Louie Anderson’s Comedy Offers Hope, Love, Empathy
by Vince Marie Cuison
In his solo show “Dear Dad,” comic Louie Anderson, a two-time Emmy Award winner, uses his unhappy childhood as a call to action for America. The comedian gives a shout out to all ethnic and social classes. Ranging from his grunting alcoholic father who calls him a “lard ass” to a mother who compulsively steals, Anderson tells stories of his funny but poverty-stricken past: he grew up in the Projects of Saint Paul, Minnesota—number ten of eleven kids.
Living a pretty meager existence, Anderson recalls being thrown into jail for selling a stolen snowmobile, and dropping out of high school—always with humor and scary stories. With the help of his probation officer, he manages to graduate. But his father belittles him, accusing the boy of trying to be “a big shot.” Anderson’s wildly funnty stories—his father drives them into a snow-filled forest—calls upon us to create opportunities for those less fortunate. He emerges as an inspiring example of one who restructures his life for the better—with good humor.
Louie Anderson engages intimately with us while recollecting a challenging boyhood. After some sneezing in the audience, Anderson says, “Bless you” and “Hope you enjoy the show.” Even now, his childlike innocence encourages hearty laughter and empathy.
Anderson’s presence on stage and respect for his unfortunate family inspires respect for him. As a Filipino-American, family means everything to me and to see him express those same sentiments for his imperfect family demonstrates, with laughter, that family counts, no matter how dysfunctional. And a dash of humor and humility helps.
His final remarks still resonate with me, when he tells us to spend lots of time with our loved ones before it is too late. Like Anderson’s father, my mother suffered through a stroke, when I was 14 years old. Anderson reminds us all that life is too short to waste precious time.
The charismatic Anderson projects on his “Mom’s Rules to Live By” and his own “Rules of Survival” onto a big screen. Three statements stand out:
- Failure is nothing to fear as long as you try.
- Try to find self-worth wherever you can.
- Say, “I love you” to everyone—even if you don’t mean it.

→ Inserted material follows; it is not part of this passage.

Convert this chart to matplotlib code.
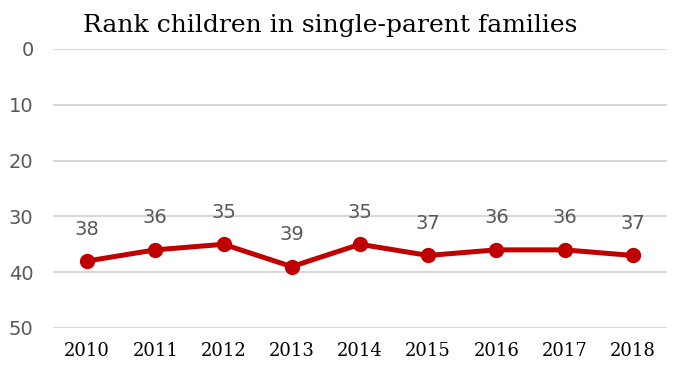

As a Cal student, the first two strike a deep chord. I have a hard time trying to balance living up to my parent’s expectations while pursuing my own interests. It’s difficult to acknowledge one’s own success and self-worth, as Anderson points out. With these insights from Anderson, onstage and in his book, we realize that resilience and strength help overcome the obstacles we face.

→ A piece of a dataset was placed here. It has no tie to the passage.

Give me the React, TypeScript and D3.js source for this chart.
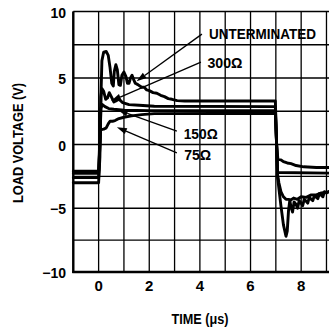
import React from "react";
import * as d3 from "d3";

type P = [number, number];

const xTicks = [0, 2, 4, 6, 8];
const yTicks = [10, 5, 0, -5, -10];
const xGrid = [-1, 0, 1, 2, 3, 4, 5, 6, 7, 8, 9];
const yGrid = [10, 7.5, 5, 2.5, 0, -2.5, -5, -7.5, -10];

const unterminated: P[] = [
  [-1, -3.0], [0, -3.0], [0.05, -1], [0.09, 3.5], [0.13, 6.3], [0.2, 6.95], [0.3, 7.0], [0.38, 6.7],
  [0.45, 5.8], [0.52, 4.6], [0.58, 4.4], [0.62, 5.5], [0.68, 6.0], [0.74, 5.6], [0.8, 4.5], [0.86, 4.45],
  [0.92, 5.2], [1.0, 5.45], [1.08, 5.1], [1.14, 4.6], [1.2, 4.6], [1.26, 5.0], [1.32, 5.2], [1.38, 4.9],
  [1.45, 4.6], [1.55, 4.5], [1.7, 4.3], [1.8, 4.3], [1.9, 4.1], [2.0, 4.05], [2.15, 3.9], [2.3, 3.85],
  [2.45, 3.7], [2.6, 3.6], [2.75, 3.45], [2.9, 3.4], [3.1, 3.3], [3.4, 3.27], [6.98, 3.27],
  [7.03, 0], [7.07, -2.6], [7.2, -4.8], [7.3, -6.3], [7.4, -7.2], [7.45, -6.8], [7.5, -5.2], [7.55, -4.4],
  [7.6, -4.9], [7.66, -5.3], [7.72, -4.5], [7.8, -4.7], [7.86, -5.0], [7.92, -4.4], [8.0, -4.6],
  [8.06, -4.8], [8.12, -4.3], [8.2, -4.45], [8.26, -4.6], [8.32, -4.15], [8.4, -4.3], [8.46, -4.4],
  [8.52, -4.0], [8.6, -4.15], [8.66, -4.25], [8.72, -3.85], [8.8, -4.0], [8.86, -4.1], [8.92, -3.7],
  [9.0, -3.8], [9.1, -3.7], [9.25, -3.55],
];

const ohm300: P[] = [
  [-1, -2.6], [0, -2.6], [0.05, 0], [0.09, 3.6], [0.13, 4.2], [0.2, 4.0], [0.28, 3.4], [0.35, 3.5],
  [0.42, 3.9], [0.5, 3.6], [0.6, 3.2], [0.7, 3.3], [0.8, 3.4], [0.95, 3.15], [1.2, 3.0], [1.6, 2.95],
  [2.2, 2.88], [6.98, 2.85], [7.03, 0], [7.07, -2.4], [7.12, -3.0], [7.2, -3.7], [7.3, -4.1],
  [7.4, -4.3], [7.5, -4.3], [7.6, -4.35], [7.7, -4.2], [7.85, -4.3], [8.0, -4.1], [8.2, -4.15],
  [8.4, -3.95], [8.6, -3.95], [8.8, -3.8], [9.0, -3.75], [9.25, -3.6],
];

const ohm150: P[] = [
  [-1, -2.25], [0, -2.25], [0.05, 0], [0.09, 2.7], [0.15, 3.0], [0.25, 2.85], [0.4, 2.7], [0.6, 2.65],
  [1.0, 2.58], [2.0, 2.55], [6.98, 2.55], [7.03, 0], [7.07, -2.2], [9.25, -2.25],
];

const ohm75: P[] = [
  [-1, -2.1], [0, -2.1], [0.04, 0], [0.08, 1.1], [0.2, 1.15], [0.3, 1.25], [0.38, 1.55], [0.45, 1.75],
  [0.55, 1.75], [0.65, 1.8], [0.8, 1.95], [1.0, 2.05], [1.3, 2.15], [1.7, 2.25], [2.2, 2.32],
  [6.98, 2.35], [7.03, 0], [7.08, -1.15], [7.2, -1.2], [7.3, -1.35], [7.45, -1.45], [7.6, -1.5],
  [7.8, -1.65], [8.1, -1.75], [8.6, -1.8], [9.25, -1.8],
];

const series = [unterminated, ohm300, ohm150, ohm75];

const labelNames = ["UNTERMINATED", "300Ω", "150Ω", "75Ω"];
const labelPos: P[] = [[4.36, 7.95], [4.3, 5.75], [3.36, 0.42], [3.38, -1.22]];
const leaderStart: P[] = [[4.08, 8.3], [4.04, 6.2], [3.09, 1.0], [3.09, -0.65]];
const leaderTip: P[] = [[1.5, 4.75], [0.49, 3.27], [0.76, 2.6], [0.72, 1.3]];
const labelWidth = [107, 35, 34, 27];

const W = 329;
const H = 331;
const font = "'Liberation Sans Narrow', 'Arial Narrow', 'Liberation Sans', Arial, sans-serif";

export default function App() {
  const x = d3.scaleLinear().domain([-1, 10]).range([73.3, 351.8]);
  const y = d3.scaleLinear().domain([-10, 0, 10]).range([272, 144.5, 11.5]);
  const line = d3
    .line<P>()
    .x((d) => x(d[0]))
    .y((d) => y(d[1]));

  const arrows = leaderStart.map((s, i) => {
    const t = leaderTip[i];
    const x1 = x(s[0]), y1 = y(s[1]), x2 = x(t[0]), y2 = y(t[1]);
    const dx = x2 - x1, dy = y2 - y1;
    const len = Math.hypot(dx, dy);
    const ux = dx / len, uy = dy / len;
    const L = 10, hw = 3.2;
    const bx = x2 - ux * L, by = y2 - uy * L;
    const head = `M${x2},${y2}L${bx - uy * hw},${by + ux * hw}L${bx + uy * hw},${by - ux * hw}Z`;
    return { x1, y1, bx, by, head };
  });

  return (
    <svg
      width={W}
      height={H}
      style={{ position: "absolute", left: 0, top: 0, background: "#fff" }}
      fontFamily={font}
    >
      <rect width={W} height={H} fill="#fff" />
      <g stroke="#000" strokeWidth={1.3}>
        {xGrid.map((t) => (
          <line key={"gx" + t} x1={x(t)} x2={x(t)} y1={y(10)} y2={y(-10)} />
        ))}
        {yGrid.map((v) => (
          <line key={"gy" + v} x1={x(-1)} x2={W} y1={y(v)} y2={y(v)} />
        ))}
      </g>
      <line x1={x(-1)} x2={x(-1)} y1={y(10)} y2={y(-10) + 1} stroke="#000" strokeWidth={2.4} />
      <line x1={x(-1) - 1} x2={W} y1={y(-10)} y2={y(-10)} stroke="#000" strokeWidth={2.4} />

      <g fill="none" stroke="#000" strokeWidth={2.9} strokeLinejoin="round" strokeLinecap="round">
        {series.map((s, i) => (
          <path key={"s" + i} d={line(s) || ""} />
        ))}
      </g>

      <g>
        {arrows.map((a, i) => (
          <g key={"a" + i}>
            <line x1={a.x1} y1={a.y1} x2={a.bx} y2={a.by} stroke="#000" strokeWidth={1.3} />
            <path d={a.head} fill="#000" />
          </g>
        ))}
      </g>

      <g fontWeight="bold" fontSize={15} fill="#000">
        {labelNames.map((n, i) => (
          <text
            key={"l" + i}
            x={x(labelPos[i][0])}
            y={y(labelPos[i][1])}
            textLength={labelWidth[i]}
            lengthAdjust="spacingAndGlyphs"
          >
            {n}
          </text>
        ))}
      </g>

      <g fontWeight="bold" fontSize={14} fill="#000">
        {yTicks.map((v) => (
          <text key={"yt" + v} x={66} y={y(v) + 6} textAnchor="end">
            {v < 0 ? "\u2212" + Math.abs(v) : String(v)}
          </text>
        ))}
        {xTicks.map((t) => (
          <text key={"xt" + t} x={x(t)} y={291} textAnchor="middle" fontSize={15}>
            {t}
          </text>
        ))}
      </g>

      <text
        x={200}
        y={324}
        textAnchor="middle"
        fontWeight="bold"
        fontSize={15}
        textLength={57}
        lengthAdjust="spacingAndGlyphs"
      >
        TIME (μs)
      </text>
      <text
        transform="translate(23,143) rotate(-90)"
        textAnchor="middle"
        fontWeight="bold"
        fontSize={15}
        textLength={120}
        lengthAdjust="spacingAndGlyphs"
      >
        LOAD VOLTAGE (V)
      </text>
    </svg>
  );
}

The deliciously expressive Anderson’s comedy convinces us that compassion can defeat selfishness, even under an administration that attacks its own people. Anderson shows that empathy helps struggling youth to see their self-worth, empowering him and others to offer love, freely. With humor on his side, Louie Anderson spreads the love that is so much needed.
Anderson invites us to better times, while encouraging reflection and thought. Louie Anderson brilliantly balances light-hearted humor and serious ideas in his warm-hearted show.